Now Sounds will be an accessible, safe space for young people to connect, create and heal. It will combine creativity and technology, encouraging young people to develop their skills across a range of dynamic art forms, including street dance from around the world (such as Afro, breakdancing and hip-hop), choreography, lyric-writing and rapping, performance, photography, and music-video making. The project will have a range of artistic, social and community outcomes, including small scale performances that build confidence and capability, leading up to Port Hedland's major large-scale North West Festival where they will perform in front of 3000 people alongside major national and international acts.


SKUTTA – Celebrating Kimberley Fashion & Creative Fashions

NAGULA JARNDU

SKUTTA  means to strut and getting dressed up to impress, a Creole word developed and used around the Kimberley.  SKUTTA creates an outdoor runway performance event to celebrate the artistic talents of  the Kimberley region and its many Indigenous communities plus a professional development and capacity building outreach workshop program. Funds will be used to provide employment and creative professional development at a time when artists have been hard hit by COVID cancellations and flood disasters.
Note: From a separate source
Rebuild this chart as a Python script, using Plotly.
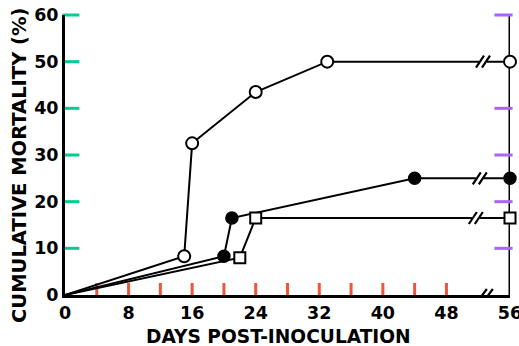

SKUTTA will be held on the revitalised Broome Town Jetty, an outdoor event capitalising on the beauty of the Kimberley landscape and skills development workshops will be held in communities across the Kimberley including Broome  Ardyaloon Community/Dampier Peninsula Fitzroy Crossing,  Kununurra,  Whyndam/Halls Creek Community,  Bidgydanga.

We aim to build a sustainable model that increases regional capacity for real pathway opportunities for First Nations Kimberley creatives in the many facets of fashion and creative events.


THE LITTLE PRINCE

FREEZE FRAME OPERA

Freeze Frame Opera, together with WA Young Voices (WAYV) present The Little Prince, a magical opera at the Fremantle Town Hall in November 2023. 

Based on the 1943 book by Antoine de Saint-Exupéry, Rachel Portman’s opera will be presented for the first time in WA. With a chorus of more than 40 children performing alongside local and international opera stars (including Teddy Tahu Rhodes and Rachelle Durkin), this is a unique opportunity to foster the innate creativity of children and to ignite their passion for the arts in WA. The production will touch the hearts of all who experience it. “It is only with the heart that one can see rightly: what is essential is invisible to the eye.” (The Little Prince)

It will provide school-aged singers the opportunity to participate in the creation of a staged youth opera.

The ambitious project will provide artistic opportunities and support for singers, musicians, a director, a musical director, a set and costume designer and a lighting designer all working in the West Australian arts sector.